◆ Stated goal:
Take the lines from the head of the listing through the one bearing "return (CY - py) / RY" and copy them exactly, leaving every picture out.

(Figure scripts)
···

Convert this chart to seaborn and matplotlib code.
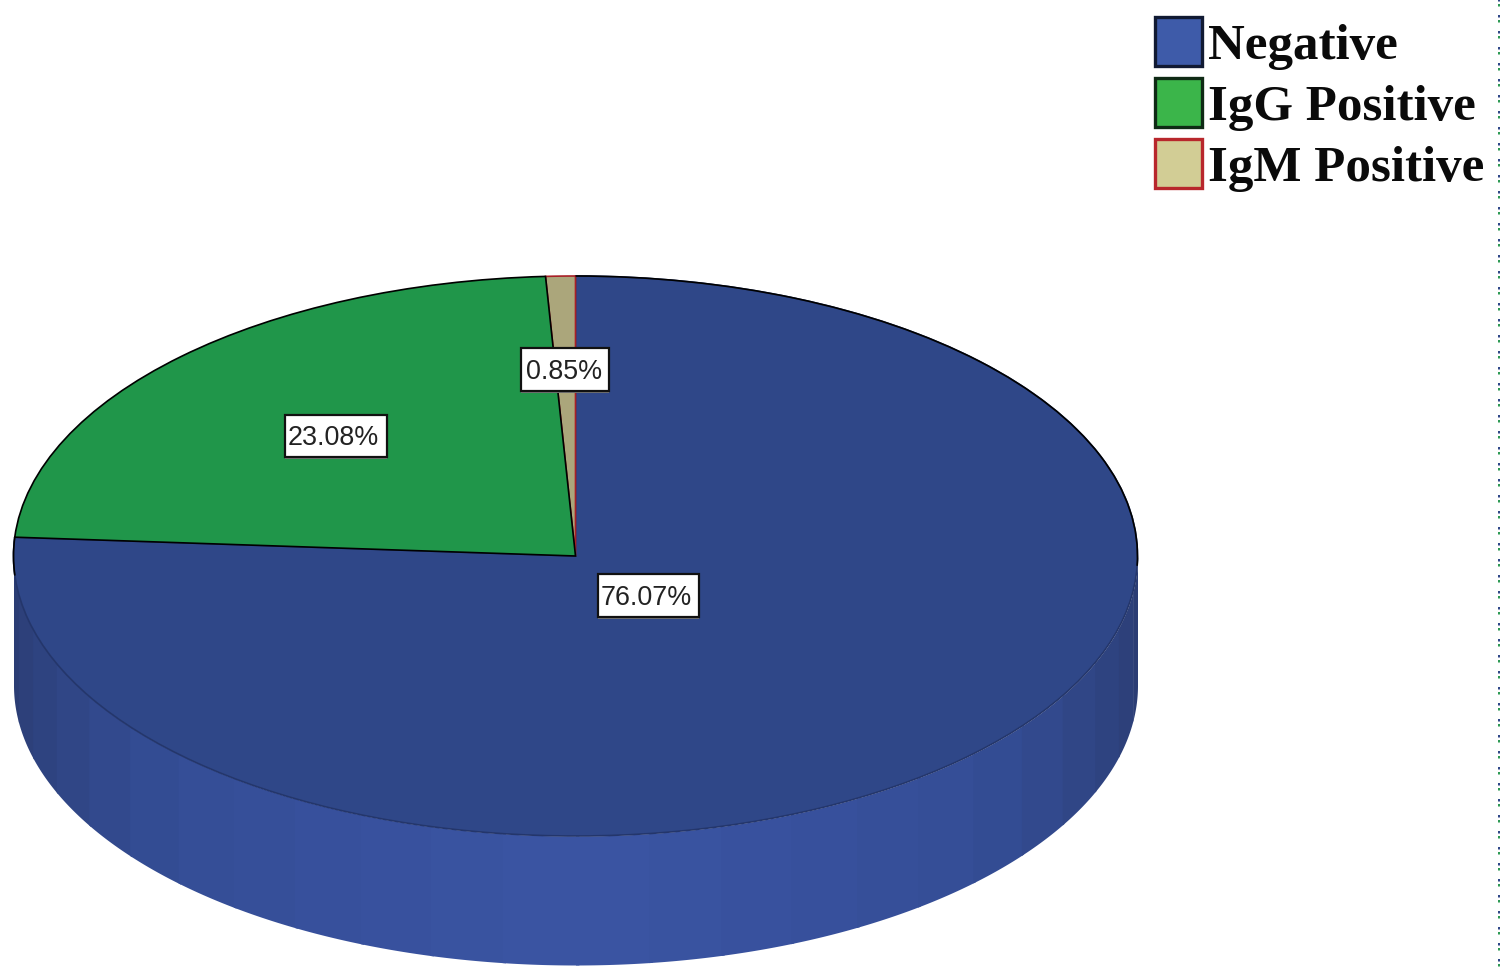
import numpy as np
import matplotlib
matplotlib.use("Agg")
import matplotlib.pyplot as plt
from matplotlib.patches import Patch, Arc, Rectangle
import seaborn as sns

categories = ["Negative", "IgG Positive", "IgM Positive"]
percentages = [76.07, 23.08, 0.85]
face_colors = ["#2F4788", "#20964A", "#ABA67B"]
legend_colors = ["#3E5BA9", "#3BB54A", "#D2CD95"]
edge_colors = ["#24366B", "#000000", "#A81F26"]
legend_edges = ["#111A33", "#0F2A15", "#B8272C"]
wall_ramp = ["#2B3D74", "#344D96", "#3A54A2"]

W, H = 1500, 971
CX, CY, RX, RY, DEPTH = 575.5, 556.0, 562.0, 280.0, 129.0

sns.set_theme(style="white")
fig = plt.figure(figsize=(W / 100, H / 100), dpi=100, facecolor="white")
ax = fig.add_axes([0, 0, 1, 1])


def data_x(px):
    return (px - CX) / RX


def data_y(py):
    return (CY - py) / RY


wedges, _, autotexts = ax.pie(
    percentages, colors=face_colors, startangle=90, counterclock=False,
    autopct="%.2f%%", radius=1, center=(0, 0),
    wedgeprops=dict(linewidth=1.2),
    textprops=dict(family="Liberation Sans", fontsize=19.4, color="#222222"),
)
ax.set_aspect("auto")
ax.set_xlim(data_x(0), data_x(W))
ax.set_ylim(data_y(H), data_y(0))
ax.axis("off")

for w, ec, z in zip(wedges, edge_colors, [3, 5, 4]):
    w.set_edgecolor(ec)
    w.set_zorder(z)

# Side wall of the disc: shaded facets along the lower half
n_facets = 24
half = n_facets // 2
ramp = sns.blend_palette(wall_ramp, half)
shades = list(ramp) + list(ramp)[::-1]
depth_u = DEPTH / RY
edges = np.linspace(np.pi, 2 * np.pi, n_facets + 1)
for i, (a0, a1, c) in enumerate(zip(edges[:-1], edges[1:], shades)):
    # facets overlap slightly so no seam shows between them
    t = np.linspace(a0, a1 + (0.006 if i < n_facets - 1 else 0), 30)
    ax.fill_between(np.cos(t), np.sin(t), np.sin(t) - depth_u, color=c, lw=0, zorder=1 + i * 0.01)

# Black rim on the back of the top face
ax.add_patch(Arc((0, 0), 2, 2, theta1=-2, theta2=90, color="black", lw=1.2, zorder=6))
ax.add_patch(Arc((0, 0), 2, 2, theta1=176, theta2=184, color="black", lw=1.2, zorder=6))

# Percentage labels on boxes with a soft lower shadow
label_px = [(646, 598), (333, 438), (564.5, 372)]
box_px = [(598, 574, 699, 617), (285, 415, 387, 457), (521, 348, 609, 391)]
for t, (px, py), (x0, y0, x1, y1) in zip(autotexts, label_px, box_px):
    t.set_position((data_x(px), data_y(py)))
    t.set_ha("center")
    t.set_va("center")
    t.set_zorder(10)
    ax.add_patch(Rectangle((data_x(x0), data_y(y1 + 2)), (x1 - x0) / RX, (y1 + 2 - y0) / RY,
                           fc="#777777", ec="none", zorder=8))
    ax.add_patch(Rectangle((data_x(x0), data_y(y1)), (x1 - x0) / RX, (y1 - y0) / RY,
                           fc="white", ec="#111111", lw=1.6, zorder=9))

# Legend
handles = [Patch(facecolor=f, edgecolor=e, linewidth=2.4) for f, e in zip(legend_colors, legend_edges)]
leg = fig.legend(
    handles, categories, loc="upper left", bbox_to_anchor=(1140 / W, 1 - 2 / H),
    frameon=False, handlelength=0.92, handleheight=1.1, handletextpad=0.12,
    labelspacing=0.16, borderpad=0.3, borderaxespad=0,
    prop=dict(family="Liberation Serif", weight="bold", size=36.7),
    labelcolor="#0a0a0a",
)

# Dotted frame edge on the right: two-tone dashes
for color, offset in (("#2F4788", 0), ("#2E9A55", -2.5)):
    ax.plot([data_x(1498.7)] * 2, [data_y(-5), data_y(H + 16)], color=color, lw=1.44,
            ls=(offset, (1.25, 6.75)), zorder=2)

fig.savefig("out.png", dpi=100, facecolor="white")
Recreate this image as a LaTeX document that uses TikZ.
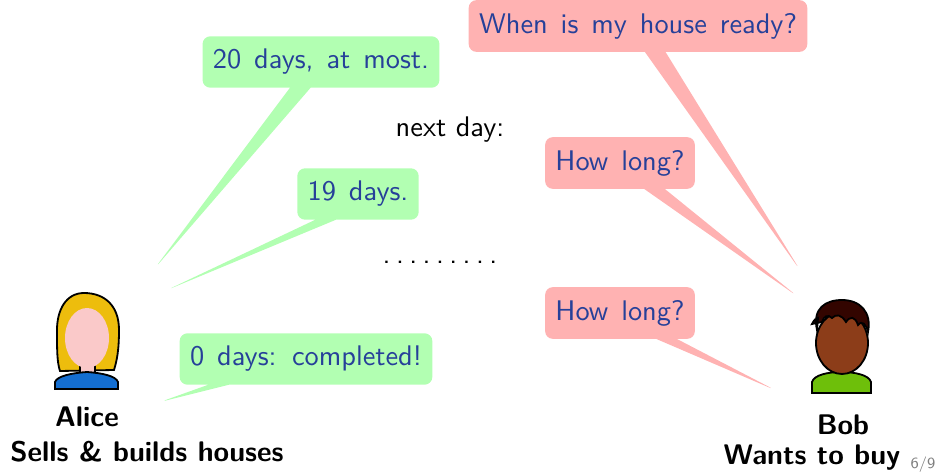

···

◆ Exercise result:
Convert this chart to seaborn and matplotlib code.
import numpy as np
import matplotlib
matplotlib.use("Agg")
import matplotlib.pyplot as plt
from matplotlib.patches import Patch, Arc, Rectangle
import seaborn as sns

categories = ["Negative", "IgG Positive", "IgM Positive"]
percentages = [76.07, 23.08, 0.85]
face_colors = ["#2F4788", "#20964A", "#ABA67B"]
legend_colors = ["#3E5BA9", "#3BB54A", "#D2CD95"]
edge_colors = ["#24366B", "#000000", "#A81F26"]
legend_edges = ["#111A33", "#0F2A15", "#B8272C"]
wall_ramp = ["#2B3D74", "#344D96", "#3A54A2"]

W, H = 1500, 971
CX, CY, RX, RY, DEPTH = 575.5, 556.0, 562.0, 280.0, 129.0

sns.set_theme(style="white")
fig = plt.figure(figsize=(W / 100, H / 100), dpi=100, facecolor="white")
ax = fig.add_axes([0, 0, 1, 1])


def data_x(px):
    return (px - CX) / RX


def data_y(py):
    return (CY - py) / RY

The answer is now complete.